PROBLEM: Skip the pictures. Transcribe the rest of the data below without changing a word.
<<<<
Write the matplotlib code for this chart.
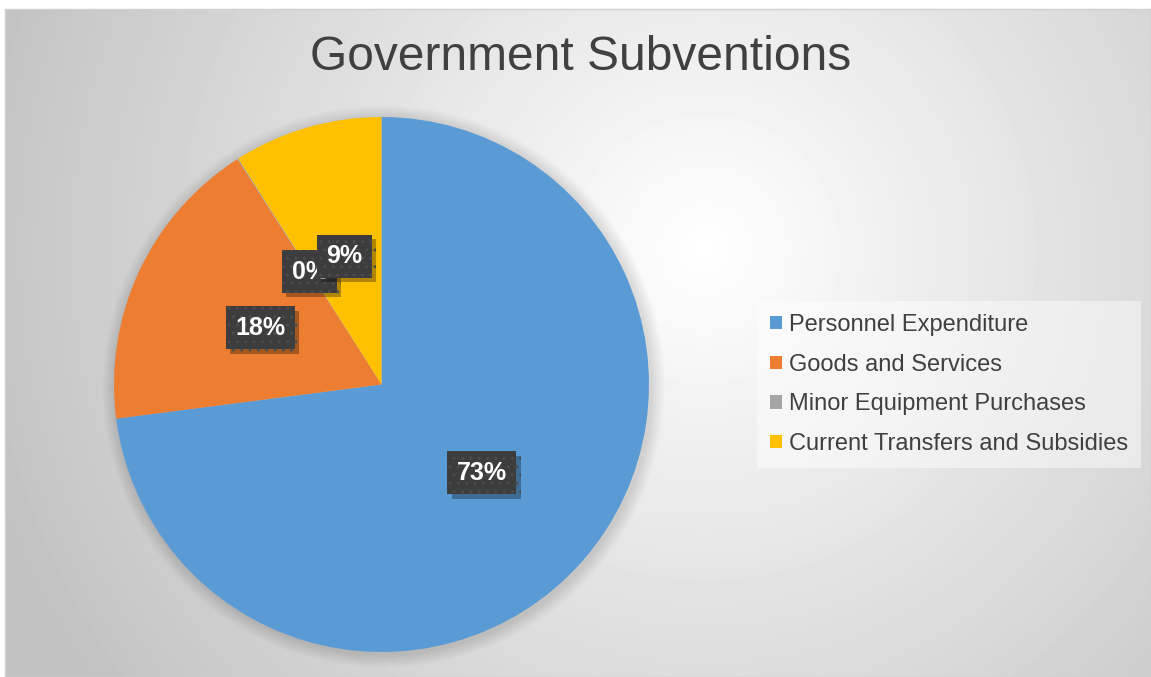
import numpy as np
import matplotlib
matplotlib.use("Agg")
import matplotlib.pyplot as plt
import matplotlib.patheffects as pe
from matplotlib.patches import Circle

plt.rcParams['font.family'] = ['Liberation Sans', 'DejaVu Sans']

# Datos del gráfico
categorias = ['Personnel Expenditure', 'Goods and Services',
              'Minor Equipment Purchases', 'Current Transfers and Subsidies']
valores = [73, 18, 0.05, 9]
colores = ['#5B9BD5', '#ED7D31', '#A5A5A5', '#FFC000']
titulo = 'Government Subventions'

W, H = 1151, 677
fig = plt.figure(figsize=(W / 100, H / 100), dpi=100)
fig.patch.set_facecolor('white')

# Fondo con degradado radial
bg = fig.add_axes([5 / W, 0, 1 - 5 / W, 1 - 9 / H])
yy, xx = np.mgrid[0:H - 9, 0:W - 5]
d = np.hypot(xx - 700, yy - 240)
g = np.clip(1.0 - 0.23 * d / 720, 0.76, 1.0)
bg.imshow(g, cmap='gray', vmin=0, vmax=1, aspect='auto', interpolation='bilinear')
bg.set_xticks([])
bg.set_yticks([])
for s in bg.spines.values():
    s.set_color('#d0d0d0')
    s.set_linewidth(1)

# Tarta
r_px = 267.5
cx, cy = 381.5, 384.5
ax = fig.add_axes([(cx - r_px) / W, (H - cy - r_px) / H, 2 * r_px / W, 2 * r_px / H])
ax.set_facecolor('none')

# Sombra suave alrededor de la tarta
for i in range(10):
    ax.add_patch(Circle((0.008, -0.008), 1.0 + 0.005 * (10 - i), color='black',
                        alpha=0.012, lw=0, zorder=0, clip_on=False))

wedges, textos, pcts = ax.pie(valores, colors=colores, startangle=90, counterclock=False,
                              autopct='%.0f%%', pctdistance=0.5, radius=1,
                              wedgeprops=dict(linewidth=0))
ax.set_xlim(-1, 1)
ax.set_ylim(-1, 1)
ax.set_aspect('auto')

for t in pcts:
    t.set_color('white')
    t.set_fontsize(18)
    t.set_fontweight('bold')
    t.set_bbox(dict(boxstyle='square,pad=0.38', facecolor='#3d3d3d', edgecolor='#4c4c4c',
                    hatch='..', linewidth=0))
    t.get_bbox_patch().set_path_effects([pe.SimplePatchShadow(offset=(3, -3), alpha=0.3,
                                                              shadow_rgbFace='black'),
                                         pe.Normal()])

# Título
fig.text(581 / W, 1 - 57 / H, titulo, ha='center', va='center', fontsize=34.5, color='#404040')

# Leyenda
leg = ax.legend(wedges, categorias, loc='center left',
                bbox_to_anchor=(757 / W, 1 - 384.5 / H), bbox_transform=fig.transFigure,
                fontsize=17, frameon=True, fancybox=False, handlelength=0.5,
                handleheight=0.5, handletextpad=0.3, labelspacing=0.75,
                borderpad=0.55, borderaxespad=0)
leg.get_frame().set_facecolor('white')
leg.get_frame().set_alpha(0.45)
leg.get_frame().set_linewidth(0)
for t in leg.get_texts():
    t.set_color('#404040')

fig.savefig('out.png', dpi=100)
>>>>
CORRECT ANSWER:
Write the matplotlib code for this chart.
import numpy as np
import matplotlib
matplotlib.use("Agg")
import matplotlib.pyplot as plt
import matplotlib.patheffects as pe
from matplotlib.patches import Circle

plt.rcParams['font.family'] = ['Liberation Sans', 'DejaVu Sans']

# Datos del gráfico
categorias = ['Personnel Expenditure', 'Goods and Services',
              'Minor Equipment Purchases', 'Current Transfers and Subsidies']
valores = [73, 18, 0.05, 9]
colores = ['#5B9BD5', '#ED7D31', '#A5A5A5', '#FFC000']
titulo = 'Government Subventions'

W, H = 1151, 677
fig = plt.figure(figsize=(W / 100, H / 100), dpi=100)
fig.patch.set_facecolor('white')

# Fondo con degradado radial
bg = fig.add_axes([5 / W, 0, 1 - 5 / W, 1 - 9 / H])
yy, xx = np.mgrid[0:H - 9, 0:W - 5]
d = np.hypot(xx - 700, yy - 240)
g = np.clip(1.0 - 0.23 * d / 720, 0.76, 1.0)
bg.imshow(g, cmap='gray', vmin=0, vmax=1, aspect='auto', interpolation='bilinear')
bg.set_xticks([])
bg.set_yticks([])
for s in bg.spines.values():
    s.set_color('#d0d0d0')
    s.set_linewidth(1)

# Tarta
r_px = 267.5
cx, cy = 381.5, 384.5
ax = fig.add_axes([(cx - r_px) / W, (H - cy - r_px) / H, 2 * r_px / W, 2 * r_px / H])
ax.set_facecolor('none')

# Sombra suave alrededor de la tarta
for i in range(10):
    ax.add_patch(Circle((0.008, -0.008), 1.0 + 0.005 * (10 - i), color='black',
                        alpha=0.012, lw=0, zorder=0, clip_on=False))

wedges, textos, pcts = ax.pie(valores, colors=colores, startangle=90, counterclock=False,
                              autopct='%.0f%%', pctdistance=0.5, radius=1,
                              wedgeprops=dict(linewidth=0))
ax.set_xlim(-1, 1)
ax.set_ylim(-1, 1)
ax.set_aspect('auto')

for t in pcts:
    t.set_color('white')
    t.set_fontsize(18)
    t.set_fontweight('bold')
    t.set_bbox(dict(boxstyle='square,pad=0.38', facecolor='#3d3d3d', edgecolor='#4c4c4c',
                    hatch='..', linewidth=0))
    t.get_bbox_patch().set_path_effects([pe.SimplePatchShadow(offset=(3, -3), alpha=0.3,
                                                              shadow_rgbFace='black'),
                                         pe.Normal()])

# Título
fig.text(581 / W, 1 - 57 / H, titulo, ha='center', va='center', fontsize=34.5, color='#404040')

# Leyenda
leg = ax.legend(wedges, categorias, loc='center left',
                bbox_to_anchor=(757 / W, 1 - 384.5 / H), bbox_transform=fig.transFigure,
                fontsize=17, frameon=True, fancybox=False, handlelength=0.5,
                handleheight=0.5, handletextpad=0.3, labelspacing=0.75,
                borderpad=0.55, borderaxespad=0)
leg.get_frame().set_facecolor('white')
leg.get_frame().set_alpha(0.45)
leg.get_frame().set_linewidth(0)
for t in leg.get_texts():
    t.set_color('#404040')

fig.savefig('out.png', dpi=100)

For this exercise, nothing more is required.